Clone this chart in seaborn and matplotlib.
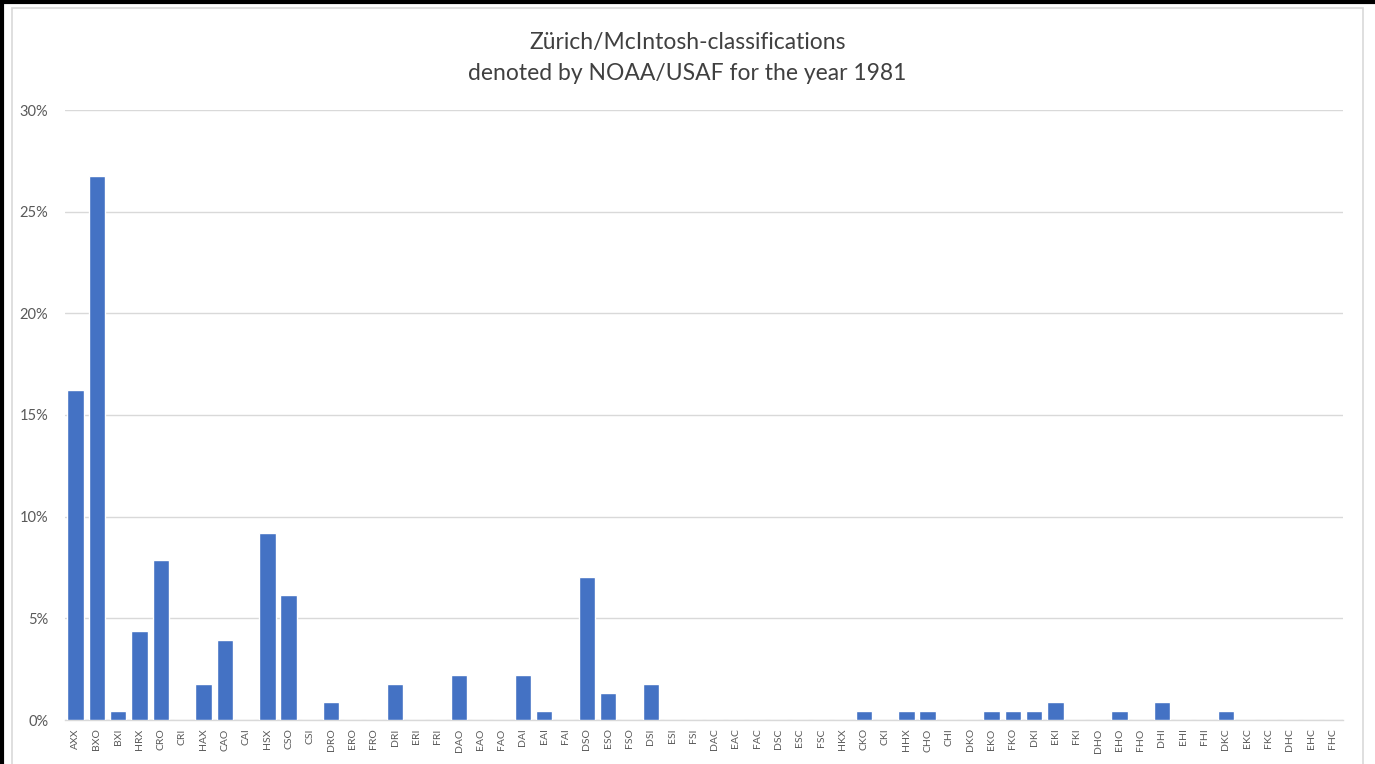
import matplotlib
matplotlib.use('Agg')
import matplotlib.pyplot as plt
import matplotlib.patches as mpatches
from matplotlib.ticker import FuncFormatter
import seaborn as sns
import pandas as pd

# Data: share of each Zurich/McIntosh class (percent)
classes = [
    'AXX', 'BXO', 'BXI', 'HRX', 'CRO', 'CRI', 'HAX', 'CAO', 'CAI', 'HSX',
    'CSO', 'CSI', 'DRO', 'ERO', 'FRO', 'DRI', 'ERI', 'FRI', 'DAO', 'EAO',
    'FAO', 'DAI', 'EAI', 'FAI', 'DSO', 'ESO', 'FSO', 'DSI', 'ESI', 'FSI',
    'DAC', 'EAC', 'FAC', 'DSC', 'ESC', 'FSC', 'HKX', 'CKO', 'CKI', 'HHX',
    'CHO', 'CHI', 'DKO', 'EKO', 'FKO', 'DKI', 'EKI', 'FKI', 'DHO', 'EHO',
    'FHO', 'DHI', 'EHI', 'FHI', 'DKC', 'EKC', 'FKC', 'DHC', 'EHC', 'FHC',
]
share_pct = [
    16.23, 26.75, 0.44, 4.39, 7.89, 0.0, 1.75, 3.95, 0.0, 9.21,
    6.14, 0.0, 0.88, 0.0, 0.0, 1.75, 0.0, 0.0, 2.19, 0.0,
    0.0, 2.19, 0.44, 0.0, 7.02, 1.32, 0.0, 1.75, 0.0, 0.0,
    0.0, 0.0, 0.0, 0.0, 0.0, 0.0, 0.0, 0.44, 0.0, 0.44,
    0.44, 0.0, 0.0, 0.44, 0.44, 0.44, 0.88, 0.0, 0.0, 0.44,
    0.0, 0.88, 0.0, 0.0, 0.44, 0.0, 0.0, 0.0, 0.0, 0.0,
]
y_ticks = [0, 5, 10, 15, 20, 25, 30]

df = pd.DataFrame({'cls': classes, 'pct': share_pct})

sns.set_theme(style='white')
plt.rcParams['font.family'] = ['Lato', 'DejaVu Sans']

fig = plt.figure(figsize=(13.75, 7.64), dpi=100)
ax = fig.add_axes([65 / 1375, 44 / 764, 1278 / 1375, 610 / 764])

sns.barplot(data=df, x='cls', y='pct', color='#4472C4', saturation=1,
            width=0.77, ax=ax, zorder=3)

ax.set_ylim(0, 30)
ax.set_xlim(-0.5, len(classes) - 0.5)
ax.set_yticks(y_ticks)
ax.yaxis.set_major_formatter(FuncFormatter(lambda v, _: f'{v:.0f}%'))
ax.grid(axis='y', color='#d9d9d9', linewidth=1, zorder=0)
ax.set_xlabel('')
ax.set_ylabel('')
for side in ['top', 'right', 'left']:
    ax.spines[side].set_visible(False)
ax.spines['bottom'].set_color('#d9d9d9')
ax.spines['bottom'].set_linewidth(1)
ax.tick_params(axis='x', labelrotation=90, labelsize=7.5, colors='#595959',
               length=0, pad=6)
ax.tick_params(axis='y', labelsize=10.5, colors='#595959', length=0, pad=12)

fig.text(0.5, 1 - 42 / 764, 'Zürich/McIntosh-classifications',
         ha='center', va='center', fontsize=16.5, color='#404040')
fig.text(0.5, 1 - 73 / 764, 'denoted by NOAA/USAF for the year 1981',
         ha='center', va='center', fontsize=16.5, color='#404040')

# chart frame and outer black border
fig.patches.append(mpatches.Rectangle((12 / 1375, -0.05), 1351 / 1375, 1.05 - 8 / 764,
                                      transform=fig.transFigure, fill=False,
                                      edgecolor='#d9d9d9', linewidth=1.2))
fig.add_artist(plt.Line2D([0, 1], [1 - 2 / 764, 1 - 2 / 764],
                          transform=fig.transFigure, color='black', linewidth=3))
fig.add_artist(plt.Line2D([2 / 1375, 2 / 1375], [0, 1],
                          transform=fig.transFigure, color='black', linewidth=3))

fig.savefig('out.png', dpi=100)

----------

Write out exactly the opening lines of the data, stopping after the line that holds "import pandas as pd". Exclude pictures.

ANSWER TO THIS EXERCISE -
Clone this chart in seaborn and matplotlib.
import matplotlib
matplotlib.use('Agg')
import matplotlib.pyplot as plt
import matplotlib.patches as mpatches
from matplotlib.ticker import FuncFormatter
import seaborn as sns
import pandas as pd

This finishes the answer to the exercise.